La investigación es una herramienta fundamental con la que contamos para avanzar en la ciencia, en el conocimiento en general, y en cualquier área. Pero, en ocasiones, no se han cumplido los compromisos éticos que exige la investigación y para comprender, indagar y experimentar, en ciertos ámbitos, se han realizado los más atroces comportamientos.
Una muestra de ello la encontramos en el experimento llevado a cabo, en 1939, por Wendell Johnson, psicólogo de la Universidad de Iowa en Estados Unidos, con la colaboración de una alumna suya de posgrado, Mary Tudor. Wendell es considerado uno de los más influyentes logopedas, que dedicó sus investigaciones a descubrir las causas y la cura de la tartamudez.
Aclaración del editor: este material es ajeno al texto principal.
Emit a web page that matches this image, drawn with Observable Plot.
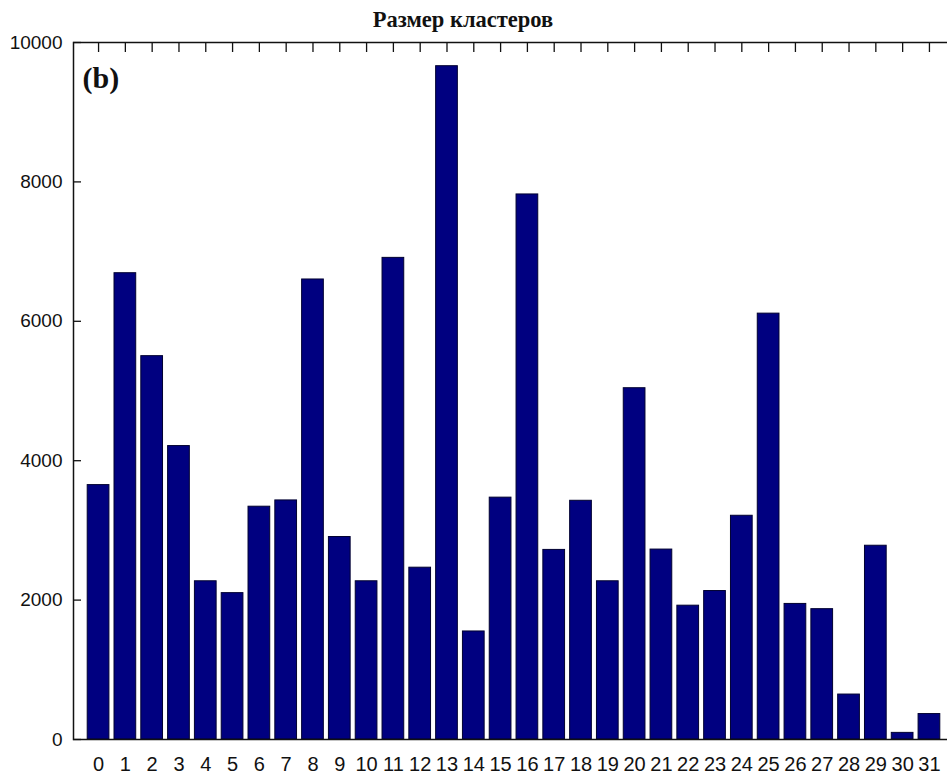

Al hilo del objetivo de sus investigaciones, llevó a cabo un experimento, considerado absolutamente cruel, llamado experimento monstruo. El objeto de dicho estudio era demostrar que la tartamudez no tenía un origen fisiológico sino, más bien, adquirido por las inseguridades de algunos niños y niñas al aprender a hablar.
Para realizar el experimento seleccionaron a 22 niños y niñas de un orfanato, en edades comprendidas entre los 5 y 15 años. En este grupo había quienes tenían problemas de habla y otros que no los tenían. Los dividieron en dos grupos de 11 personas y, dentro de cada uno de estos grupos, mezclaron los que tenían problemas en el habla con los que no.
No se les explicó en qué iba a consistir el experimento, tan solo se les dijo que iban a formar parte de un programa de logopedia que iba a durar unos meses. Y así comenzó el estudio, el funcionamiento fue el siguiente:
A los participantes del primer grupo se les premiaba y elogiaba cada vez que hablaban. Se les alentaba a seguir practicando diciéndoles que lo hacían muy bien y que estaban progresando estupendamente. Esta forma de proceder, se hacía con todos, tanto si tenían problemas de tartamudez, como si no.
Sin embargo, a los del segundo grupo se les criticaba constantemente y se les transmitía que eran torpes. Menospreciaban su nivel de habla y se les repetía, una y otra vez, que eran tartamudos. A los que no tenían problemas de habla de este grupo se les hacía ver que estaban empeorando y que empezaban a presentar problemas de tartamudez.
Los resultados al finalizar el experimento fueron, para el primer grupo: los sujetos ganaron confianza, participaban más en clase y mejoraron, incluso, con el tiempo. Por el contrario, los del segundo grupo empezaron a empeorar. Los que tenían problemas del habla empeoraron más: adquiriendo tics, presentaban ansiedad a hablar en clase… Y los que no presentaban dificultades del habla, inicialmente, desarrollaron problemas de ansiedad e inseguridad. Es decir, en general, a todos los niños y niñas de este grupo les afectó negativamente su autoestima.
Este experimento no vio la luz hasta que, en 2003, el New York Times lo publicó con el título “El estudio monstruo del doctor de la tartamudez”. El artículo explicó todo el proceso y la forma en la que participaron esos niños y niñas. Además, se descubrió que algunos participantes todavía tenían problemas debido al maltrato que sufrieron durante este experimento. Por ello, en el 2007, las víctimas de tal experimento iniciaron un proceso de demanda, que concluyó a su favor, y la universidad de Iowa tuvo que indemnizarlas con la suma de USD 925.000.
Este tipo de horrores alerta, por un lado, de lo necesaria que es la aplicación de la ética profesional y, por otro, la importancia del autoconcepto. Es decir, cómo me describo o cómo me veo, puesto que influye intensamente sobre nuestra autoestima y existe una gran influencia en la construcción de ambos la información que recibimos de los demás a lo largo de nuestra vida.
Por ello, hay que cuidar mucho qué queremos decir y cómo lo decimos, porque podemos influir negativamente en los demás. También debemos cuidarnos, mimarnos, eligiendo con quién queremos estar y con quién queremos relacionarnos. Porque, aunque pensemos que somos inmunes, todos tenemos ciertos momentos y etapas de mayor vulnerabilidad, en el que nos pueden dañar nuestra autoestima. Ya que el maltrato, aunque sea verbal, es igual de dañino y perjudicial para nuestra salud mental que cualquier otro tipo de maltrato.